Josephine: Write what you know—a piece of advice that was repeated ad nauseum in my college journalism and English classes. But to me, it was useless. My classmates could easily write about their lives, about their interests. But me? I couldn’t even talk about my life, let alone write about it. I couldn’t dare tell the truth about it. Why? Because I spent the most interesting part of my life wrapped around a brass pole or draped over a middle-aged man, naked. I considered stripper the most definitive part of my identity, but also the most shameful.

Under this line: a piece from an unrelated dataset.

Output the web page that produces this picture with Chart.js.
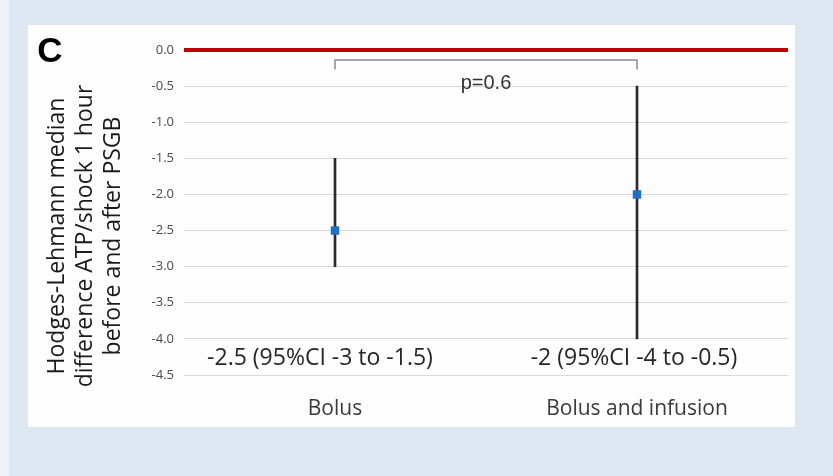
<!DOCTYPE html>
<html>
<head>
<meta charset="utf-8">
<script src="https://cdn.jsdelivr.net/npm/chart.js@4/dist/chart.umd.min.js"></script>
<style>
  html, body { margin: 0; padding: 0; }
  body { width: 833px; height: 476px; background: #dce7f2; position: relative; overflow: hidden; }
  #edge { position: absolute; left: 0; top: 0; width: 9px; height: 476px; background: #edf2f8; }
  #panel { position: absolute; left: 28px; top: 25px; width: 767px; height: 402px; background: #fdfdfd; }
  #wrap { position: absolute; left: 0; top: 0; width: 833px; height: 476px; }
</style>
</head>
<body>
<div id="edge"></div>
<div id="panel"></div>
<div id="wrap"><canvas id="chart" width="833" height="476"></canvas></div>
<script>
// Data
const groups = ['Bolus', 'Bolus and infusion'];
const medians = [-2.5, -2];
const ciLow = [-3, -4];
const ciHigh = [-1.5, -0.5];
const ciLabels = ['-2.5 (95%CI -3 to -1.5)', '-2 (95%CI -4 to -0.5)'];
const pValue = 'p=0.6';
const yTitle = ['Hodges-Lehmann median', 'difference ATP/shock 1 hour', 'before and after PSGB'];
const yMin = -4.5, yMax = 0, yStep = 0.5;

const textFont = '"Open Sans", sans-serif';
// small horizontal nudges of the CI text boxes, as placed in the original
const ciLabelShift = [-15, -3];

// Extra drawing: panel letter, axis title, CI labels and p-value bracket
const annotations = {
    id: 'annotations',
    afterDatasetsDraw(chart) {
        const ctx = chart.ctx;
        const x = chart.scales.x;
        const y = chart.scales.y;
        ctx.save();

        // bracket between the two groups
        const x0 = x.getPixelForValue(0);
        const x1 = x.getPixelForValue(1);
        const yTop = y.getPixelForValue(-0.14);
        const yEnd = y.getPixelForValue(-0.27);
        ctx.strokeStyle = '#8a8a8a';
        ctx.lineWidth = 1.5;
        ctx.beginPath();
        ctx.moveTo(x0, yEnd);
        ctx.lineTo(x0, yTop);
        ctx.lineTo(x1, yTop);
        ctx.lineTo(x1, yEnd);
        ctx.stroke();

        ctx.fillStyle = '#333333';
        ctx.font = '20px "Liberation Sans", Arial, sans-serif';
        ctx.textAlign = 'center';
        ctx.textBaseline = 'middle';
        ctx.fillText(pValue, (x0 + x1) / 2, y.getPixelForValue(-0.46));

        // CI labels under each group
        ctx.fillStyle = '#262626';
        ctx.font = '23px ' + textFont;
        ciLabels.forEach(function(label, i) {
            ctx.fillText(label, x.getPixelForValue(i) + ciLabelShift[i], y.getPixelForValue(-4.25) + 2);
        });

        // y axis title, three rotated lines
        ctx.fillStyle = '#1a1a1a';
        ctx.font = '23px ' + textFont;
        yTitle.forEach(function(line, i) {
            ctx.save();
            ctx.translate(57 + i * 28, 236);
            ctx.rotate(-Math.PI / 2);
            ctx.fillText(line, 0, 0);
            ctx.restore();
        });

        // panel letter
        ctx.fillStyle = '#000000';
        ctx.font = 'bold 35px "Liberation Sans", Arial, sans-serif';
        ctx.fillText('C', 50, 52);

        ctx.restore();
    }
};

const ctx = document.getElementById('chart');
new Chart(ctx, {
    type: 'bar',
    data: {
        labels: groups,
        datasets: [{
            type: 'line',
            label: 'Median',
            data: medians,
            showLine: false,
            pointStyle: 'rect',
            pointRadius: 6,
            pointBackgroundColor: '#1f6fc5',
            pointBorderColor: '#1f6fc5',
            pointBorderWidth: 0,
            order: 0
        }, {
            label: '95% CI',
            data: ciLow.map(function(lo, i) { return [lo, ciHigh[i]]; }),
            backgroundColor: '#2b2b2b',
            barThickness: 2,
            grouped: false,
            order: 1
        }]
    },
    options: {
        responsive: false,
        animation: false,
        layout: { padding: { left: 0, top: 50, right: 45, bottom: 0 } },
        plugins: {
            legend: { display: false },
            tooltip: { enabled: false }
        },
        scales: {
            x: {
                grid: { display: false },
                border: { display: false },
                ticks: {
                    color: '#3a3a3a',
                    font: { family: textFont, size: 21 },
                    padding: 13
                },
                afterFit: function(scale) { scale.height = 101; }
            },
            y: {
                min: yMin,
                max: yMax,
                border: { display: false },
                grid: {
                    drawTicks: false,
                    color: function(c) { return c.tick && c.tick.value === 0 ? '#c00000' : '#d9d9d9'; },
                    lineWidth: function(c) { return c.tick && c.tick.value === 0 ? 4 : 1; }
                },
                ticks: {
                    stepSize: yStep,
                    padding: 10,
                    color: '#4a4a4a',
                    font: { family: textFont, size: 13 },
                    callback: function(v) { return Number(v).toFixed(1); }
                },
                afterFit: function(scale) { scale.width = 184; }
            }
        }
    },
    plugins: [annotations]
});
</script>
</body>
</html>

It didn’t go so well the first (and only) time I mentioned that I stripped to a classmate. She made an off-color remark in response, and I resigned myself to the sad reality that I would probably never be able to talk openly about my work. To my shock, the next day she apologized and brought me an issue of $pread as a peace offering.

I’ll never forget that act of kindness. $pread allowed me to do what journalism school did not: write what I know. $pread was a platform for sex workers across the globe who, until then, could not connect with each other, who had never heard of each other. $pread pioneered community journalism years before it even became a buzzword.

Bubbles: A glossy like $pread was a huge deal, and it was open to all kinds of sex workers. Before $pread, the only sex worker-created publication I’d ever seen was the Portland, OR-based Danzine, a traditional xeroxed fanzine for most of its existence. When it ceased publishing, I found stripper community online in scattered blogs and forums, but it wasn’t until $pread came along that I realized all of us strippers talking online were part of a a larger community of sex workers interested in talking about the work.

When you work in the fast food of sex work (I think Mistress Matisse coined the term to refer to stripping), for most of your coworkers, it’s a job. No one in the dressing room—unless your dressing room is in Portland, or San Francisco in the 1990s—wants to talk about sex workers’ rights and issues, and most of them probably don’t want to call themselves sex workers. To me, a feminist baby stripper who bought Sex Work as soon as I started dancing at 18, the job and its attendant legal and social issues were endlessly fascinating. Finding out that some people in NYC had gotten it together enough to create a whole magazine for talking about this stuff was and is an inspiration.

They reached out to me because of my pre-Bubbles stripper blog (2002-2008, RIP) and I was lucky enough to contribute a couple of pieces. Its mixture of interviews, sex worker service pieces, first-person stories and scene reports was obviously influential on Tits and Sass, and we wouldn’t have been founded without it. In the very first email sent asking me to be a part of a then-unnamed blog project, the words “Picking up where $pread left off” were written. I’ll consider this a worthy endeavor if we’ve done one tenth of what they accomplished.